The January 22 post also gives the full contents for STREET MAGICK for those who wish an early sneak peek, while those who check out my November 4 post can scroll down to “Comments” to see James Simpson’s mystery solution just as he sent it.
As Editor Kathie Giorgio puts it (from the “Introduction”), Think of all the words we have for time, phrases that many of us use and hear every day:
Time to go. Time’s running out. All the time in the world. Time and tide waits for no man. It’s high time. A question of time, a race against time. All in good time. Ahead of your time. The right place at the right time. Better luck next time.
Time dominates us and directs us. We are ourselves timepieces, our hearts are our pendulums, beating out the seconds we have on this earth.
What time is it for you today?
Well, you get the idea: IT’S ABOUT TIME. Yes, that’s the anthology’s name, and yesterday, Friday, it made its appearance in ye olde mailbox to kick off the Veterans Day Holiday Weekend (yes, technically a postal holiday, but packages get special treatment). And as might be inferred, quite the eclectic collection it is, with scads and scads of mostly short stories and poems of all aspects of time, so that even my story, a science fiction/romance including time travel, seems mundane and routine. A reprint titled “Curious Eyes” (cf. September 20, et al.), it has been around, though, with four prior appearances starting with THE FICTION PRIMER way back in December 1988.
But to see more for yourself, press here.
Then speaking of re-appearances, today’s email also brought a confirmation from Marge Simon, editor of the “Blood & Spades” poetry column in the Horror Writers Association’s monthly NEWSLETTER. We had been talking about reprint rights for my “It Begins With the Sound” essay (currently in the Autumn ILLUMEN, see November 5), and it is now officially set for the January 2017 issue.
Or, as some may wonder these latter Election Week days, could they do any worse? Or even, could they do any better? But what about robots in general, even the ones on, say, an auto assembly line. Should they have the right to form their own unions (or have human trade unions lost so much power that the question is moot)? And, if corporations have “personhood” (or would a Trump Supreme Court roll that “right” back?), should not robots have it too, whatever “it” really is?

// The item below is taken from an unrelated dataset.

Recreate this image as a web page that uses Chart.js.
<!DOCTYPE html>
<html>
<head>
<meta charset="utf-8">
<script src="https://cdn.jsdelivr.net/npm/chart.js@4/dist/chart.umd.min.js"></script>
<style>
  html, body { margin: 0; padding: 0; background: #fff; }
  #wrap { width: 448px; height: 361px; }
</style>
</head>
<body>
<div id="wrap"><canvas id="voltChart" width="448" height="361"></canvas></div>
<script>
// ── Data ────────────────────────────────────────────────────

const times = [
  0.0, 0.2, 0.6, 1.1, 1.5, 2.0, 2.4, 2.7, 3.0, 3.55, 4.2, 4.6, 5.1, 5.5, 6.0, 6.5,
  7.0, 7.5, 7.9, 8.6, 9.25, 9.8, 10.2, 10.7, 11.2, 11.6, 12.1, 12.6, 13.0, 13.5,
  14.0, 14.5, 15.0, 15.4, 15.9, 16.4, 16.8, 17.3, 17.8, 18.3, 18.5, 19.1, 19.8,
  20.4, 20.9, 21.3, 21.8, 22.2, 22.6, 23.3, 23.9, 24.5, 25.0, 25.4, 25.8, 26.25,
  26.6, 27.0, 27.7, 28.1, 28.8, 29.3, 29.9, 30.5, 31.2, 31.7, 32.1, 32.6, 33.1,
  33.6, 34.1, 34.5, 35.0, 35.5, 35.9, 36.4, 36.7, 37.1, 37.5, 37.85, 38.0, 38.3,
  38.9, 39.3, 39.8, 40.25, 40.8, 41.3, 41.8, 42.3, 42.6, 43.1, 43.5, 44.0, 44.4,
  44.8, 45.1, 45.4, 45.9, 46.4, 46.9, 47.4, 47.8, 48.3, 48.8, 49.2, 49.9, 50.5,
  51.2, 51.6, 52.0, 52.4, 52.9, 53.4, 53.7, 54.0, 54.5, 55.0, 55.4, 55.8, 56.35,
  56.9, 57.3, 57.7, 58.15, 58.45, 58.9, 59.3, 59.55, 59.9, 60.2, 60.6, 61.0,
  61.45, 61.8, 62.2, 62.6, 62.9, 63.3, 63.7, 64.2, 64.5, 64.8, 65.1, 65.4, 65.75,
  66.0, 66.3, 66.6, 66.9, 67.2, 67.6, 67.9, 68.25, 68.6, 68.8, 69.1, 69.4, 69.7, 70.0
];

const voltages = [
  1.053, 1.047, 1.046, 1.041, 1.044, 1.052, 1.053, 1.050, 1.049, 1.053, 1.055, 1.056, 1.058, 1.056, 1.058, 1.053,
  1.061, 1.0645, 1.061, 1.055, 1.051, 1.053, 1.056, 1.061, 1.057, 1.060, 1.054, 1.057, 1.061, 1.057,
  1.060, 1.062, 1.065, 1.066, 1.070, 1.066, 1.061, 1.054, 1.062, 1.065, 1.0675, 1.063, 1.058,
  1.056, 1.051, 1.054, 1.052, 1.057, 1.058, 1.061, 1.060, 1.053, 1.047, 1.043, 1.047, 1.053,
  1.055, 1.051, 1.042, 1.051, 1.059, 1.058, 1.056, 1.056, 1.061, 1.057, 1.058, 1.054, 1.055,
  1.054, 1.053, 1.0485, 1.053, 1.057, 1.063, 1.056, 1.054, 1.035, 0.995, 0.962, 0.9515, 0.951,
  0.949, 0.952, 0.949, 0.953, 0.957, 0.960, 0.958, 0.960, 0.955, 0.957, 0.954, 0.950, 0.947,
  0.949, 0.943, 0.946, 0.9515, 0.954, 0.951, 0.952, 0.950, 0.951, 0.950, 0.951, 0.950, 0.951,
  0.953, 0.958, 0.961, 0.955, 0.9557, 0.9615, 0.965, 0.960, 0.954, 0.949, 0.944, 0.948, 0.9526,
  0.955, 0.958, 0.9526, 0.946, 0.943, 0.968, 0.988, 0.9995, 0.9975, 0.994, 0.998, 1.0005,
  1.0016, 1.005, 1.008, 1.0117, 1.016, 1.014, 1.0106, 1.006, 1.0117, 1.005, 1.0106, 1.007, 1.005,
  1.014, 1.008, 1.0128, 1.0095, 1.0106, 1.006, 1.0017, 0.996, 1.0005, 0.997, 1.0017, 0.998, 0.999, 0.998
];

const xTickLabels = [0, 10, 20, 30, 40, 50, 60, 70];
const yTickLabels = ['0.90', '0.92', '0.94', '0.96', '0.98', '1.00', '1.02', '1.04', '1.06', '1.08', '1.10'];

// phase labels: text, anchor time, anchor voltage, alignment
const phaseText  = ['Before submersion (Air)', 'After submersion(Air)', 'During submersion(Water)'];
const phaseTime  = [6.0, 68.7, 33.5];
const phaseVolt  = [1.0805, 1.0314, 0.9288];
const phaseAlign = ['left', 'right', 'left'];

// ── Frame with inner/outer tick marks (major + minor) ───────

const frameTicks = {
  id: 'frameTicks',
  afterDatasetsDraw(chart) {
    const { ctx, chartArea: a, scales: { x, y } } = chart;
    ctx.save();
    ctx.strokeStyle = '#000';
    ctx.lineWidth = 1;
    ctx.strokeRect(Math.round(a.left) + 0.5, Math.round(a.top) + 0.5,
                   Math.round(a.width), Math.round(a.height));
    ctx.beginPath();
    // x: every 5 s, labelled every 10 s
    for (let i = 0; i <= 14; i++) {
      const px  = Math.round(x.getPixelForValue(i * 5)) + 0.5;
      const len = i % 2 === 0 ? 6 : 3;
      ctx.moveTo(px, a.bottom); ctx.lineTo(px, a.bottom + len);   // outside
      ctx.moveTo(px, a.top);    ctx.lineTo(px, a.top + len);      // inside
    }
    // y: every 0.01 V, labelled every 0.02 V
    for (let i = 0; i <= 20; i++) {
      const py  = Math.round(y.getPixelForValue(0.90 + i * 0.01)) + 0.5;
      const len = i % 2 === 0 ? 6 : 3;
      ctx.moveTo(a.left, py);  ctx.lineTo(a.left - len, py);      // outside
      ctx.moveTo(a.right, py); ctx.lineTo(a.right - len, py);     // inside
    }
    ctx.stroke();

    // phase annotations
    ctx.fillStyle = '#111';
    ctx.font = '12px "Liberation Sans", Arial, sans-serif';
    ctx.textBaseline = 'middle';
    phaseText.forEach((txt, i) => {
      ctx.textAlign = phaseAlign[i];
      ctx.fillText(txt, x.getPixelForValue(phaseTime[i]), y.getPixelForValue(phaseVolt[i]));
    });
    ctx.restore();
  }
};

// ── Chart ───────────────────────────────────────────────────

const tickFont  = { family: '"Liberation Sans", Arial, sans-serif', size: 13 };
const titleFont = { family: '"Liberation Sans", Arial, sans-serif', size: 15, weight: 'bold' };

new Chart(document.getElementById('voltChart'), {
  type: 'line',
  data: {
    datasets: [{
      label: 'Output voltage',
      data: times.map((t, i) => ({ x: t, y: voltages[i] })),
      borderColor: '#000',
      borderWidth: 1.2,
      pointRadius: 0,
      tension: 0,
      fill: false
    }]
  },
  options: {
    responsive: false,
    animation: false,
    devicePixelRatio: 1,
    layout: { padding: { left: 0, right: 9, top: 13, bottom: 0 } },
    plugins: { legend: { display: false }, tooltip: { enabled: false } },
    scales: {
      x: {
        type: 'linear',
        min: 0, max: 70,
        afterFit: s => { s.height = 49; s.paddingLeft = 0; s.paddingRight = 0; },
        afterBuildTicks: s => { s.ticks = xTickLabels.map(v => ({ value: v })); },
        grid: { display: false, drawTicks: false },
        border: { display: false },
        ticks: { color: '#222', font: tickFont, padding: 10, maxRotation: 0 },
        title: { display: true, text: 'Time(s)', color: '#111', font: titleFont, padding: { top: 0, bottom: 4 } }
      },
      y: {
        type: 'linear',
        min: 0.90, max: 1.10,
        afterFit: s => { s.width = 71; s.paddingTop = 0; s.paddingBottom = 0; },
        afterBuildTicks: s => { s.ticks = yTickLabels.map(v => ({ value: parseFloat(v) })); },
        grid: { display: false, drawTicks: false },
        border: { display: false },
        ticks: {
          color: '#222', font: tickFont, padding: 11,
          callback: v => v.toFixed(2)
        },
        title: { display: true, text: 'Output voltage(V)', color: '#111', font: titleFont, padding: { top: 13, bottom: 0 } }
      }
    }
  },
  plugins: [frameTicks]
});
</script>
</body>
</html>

As it happens none of these questions are actually asked, at least not in those words exactly (well, one sort of is), in “10 Human Rights That Robots Deserve” by Stubby the Rocket on this week’s TOR.COM, but maybe they’re just being asked in the wrong way. For instance, before asking about rights to vote, should we not first define a general right to self-determination? But still, what might happen to our own rights if those of non-humans — especially ones we may have built ourselves — come into the mix?